**Given instruction:**
In the listing below, find the line that contains "What seaborn and" and the line that contains "plt.rcParams['text.color'] = 'black'". Quote both and every line between them, exactly, and nothing more.
^^^^^^^^
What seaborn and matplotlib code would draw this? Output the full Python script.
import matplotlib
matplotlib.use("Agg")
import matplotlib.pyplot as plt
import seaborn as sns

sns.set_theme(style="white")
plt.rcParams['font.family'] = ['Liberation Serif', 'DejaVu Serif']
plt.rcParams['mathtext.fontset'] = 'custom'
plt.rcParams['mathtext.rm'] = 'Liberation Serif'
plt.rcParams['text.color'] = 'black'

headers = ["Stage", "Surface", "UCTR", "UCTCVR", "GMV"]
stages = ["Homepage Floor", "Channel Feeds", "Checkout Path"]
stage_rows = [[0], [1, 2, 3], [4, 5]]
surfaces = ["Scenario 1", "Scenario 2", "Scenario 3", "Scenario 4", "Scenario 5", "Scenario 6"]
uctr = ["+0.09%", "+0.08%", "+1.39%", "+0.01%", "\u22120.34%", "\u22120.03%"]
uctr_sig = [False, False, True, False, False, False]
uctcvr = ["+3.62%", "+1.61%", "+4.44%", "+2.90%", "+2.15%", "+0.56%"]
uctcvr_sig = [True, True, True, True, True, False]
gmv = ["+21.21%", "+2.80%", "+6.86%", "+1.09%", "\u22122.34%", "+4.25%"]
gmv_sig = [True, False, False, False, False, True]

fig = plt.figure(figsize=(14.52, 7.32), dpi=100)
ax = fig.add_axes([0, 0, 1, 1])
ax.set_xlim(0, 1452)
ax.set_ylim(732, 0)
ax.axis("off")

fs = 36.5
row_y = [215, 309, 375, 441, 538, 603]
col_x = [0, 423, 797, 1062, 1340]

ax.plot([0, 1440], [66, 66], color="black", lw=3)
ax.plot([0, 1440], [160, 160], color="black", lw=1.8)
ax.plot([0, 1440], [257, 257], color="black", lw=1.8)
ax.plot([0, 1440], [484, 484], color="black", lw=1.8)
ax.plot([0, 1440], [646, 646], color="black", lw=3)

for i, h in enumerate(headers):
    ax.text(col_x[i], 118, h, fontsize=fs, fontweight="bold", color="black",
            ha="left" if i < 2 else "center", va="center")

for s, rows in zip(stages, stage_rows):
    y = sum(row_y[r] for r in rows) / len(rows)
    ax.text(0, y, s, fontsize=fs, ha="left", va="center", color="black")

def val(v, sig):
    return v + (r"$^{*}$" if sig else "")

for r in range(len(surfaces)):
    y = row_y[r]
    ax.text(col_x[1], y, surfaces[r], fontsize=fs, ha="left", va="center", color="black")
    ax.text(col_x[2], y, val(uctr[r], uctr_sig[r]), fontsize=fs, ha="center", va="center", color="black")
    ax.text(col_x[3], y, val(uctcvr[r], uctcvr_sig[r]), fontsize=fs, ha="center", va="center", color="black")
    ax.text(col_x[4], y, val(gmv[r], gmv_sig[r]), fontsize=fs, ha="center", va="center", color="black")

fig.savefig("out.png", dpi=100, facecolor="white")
^^^^^^^^
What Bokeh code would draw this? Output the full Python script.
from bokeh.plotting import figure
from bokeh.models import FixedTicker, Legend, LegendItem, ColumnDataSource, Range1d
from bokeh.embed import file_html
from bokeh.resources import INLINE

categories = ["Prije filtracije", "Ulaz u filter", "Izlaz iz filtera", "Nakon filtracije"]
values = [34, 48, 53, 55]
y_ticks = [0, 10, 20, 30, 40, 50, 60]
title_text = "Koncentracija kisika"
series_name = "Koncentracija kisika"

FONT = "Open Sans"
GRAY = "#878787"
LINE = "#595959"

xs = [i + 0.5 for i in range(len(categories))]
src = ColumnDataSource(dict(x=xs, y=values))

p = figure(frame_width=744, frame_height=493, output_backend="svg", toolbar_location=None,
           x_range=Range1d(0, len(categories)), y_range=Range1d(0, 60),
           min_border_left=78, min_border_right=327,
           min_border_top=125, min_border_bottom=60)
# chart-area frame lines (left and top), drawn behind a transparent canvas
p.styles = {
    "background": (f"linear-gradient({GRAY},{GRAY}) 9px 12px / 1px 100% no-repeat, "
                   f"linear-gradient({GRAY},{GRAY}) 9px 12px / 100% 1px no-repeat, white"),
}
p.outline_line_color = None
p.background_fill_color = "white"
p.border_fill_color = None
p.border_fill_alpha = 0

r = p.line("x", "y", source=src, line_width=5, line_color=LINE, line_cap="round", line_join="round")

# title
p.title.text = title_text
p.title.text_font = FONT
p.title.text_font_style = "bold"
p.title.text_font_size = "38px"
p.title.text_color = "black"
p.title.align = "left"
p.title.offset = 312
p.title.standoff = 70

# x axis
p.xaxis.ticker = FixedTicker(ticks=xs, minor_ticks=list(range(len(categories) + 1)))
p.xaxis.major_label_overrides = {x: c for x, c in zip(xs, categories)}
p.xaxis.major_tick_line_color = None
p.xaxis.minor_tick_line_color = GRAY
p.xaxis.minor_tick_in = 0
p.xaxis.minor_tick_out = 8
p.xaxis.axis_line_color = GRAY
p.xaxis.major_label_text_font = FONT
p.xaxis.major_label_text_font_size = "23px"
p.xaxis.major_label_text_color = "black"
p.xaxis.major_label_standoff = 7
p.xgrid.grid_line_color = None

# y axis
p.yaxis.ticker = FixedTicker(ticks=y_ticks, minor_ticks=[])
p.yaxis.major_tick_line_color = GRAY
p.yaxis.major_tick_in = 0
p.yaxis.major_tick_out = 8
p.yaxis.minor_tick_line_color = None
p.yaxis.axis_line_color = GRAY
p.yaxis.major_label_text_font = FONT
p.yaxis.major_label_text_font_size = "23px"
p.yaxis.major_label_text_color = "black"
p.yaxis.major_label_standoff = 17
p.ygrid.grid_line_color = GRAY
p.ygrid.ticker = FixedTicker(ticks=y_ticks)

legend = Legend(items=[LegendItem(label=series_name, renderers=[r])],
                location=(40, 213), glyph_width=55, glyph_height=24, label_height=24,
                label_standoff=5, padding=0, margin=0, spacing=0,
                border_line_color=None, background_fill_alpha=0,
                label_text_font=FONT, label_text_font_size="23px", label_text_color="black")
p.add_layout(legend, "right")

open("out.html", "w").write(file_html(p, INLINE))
^^^^^^^^
**Exercise output:**
What seaborn and matplotlib code would draw this? Output the full Python script.
import matplotlib
matplotlib.use("Agg")
import matplotlib.pyplot as plt
import seaborn as sns

sns.set_theme(style="white")
plt.rcParams['font.family'] = ['Liberation Serif', 'DejaVu Serif']
plt.rcParams['mathtext.fontset'] = 'custom'
plt.rcParams['mathtext.rm'] = 'Liberation Serif'
plt.rcParams['text.color'] = 'black'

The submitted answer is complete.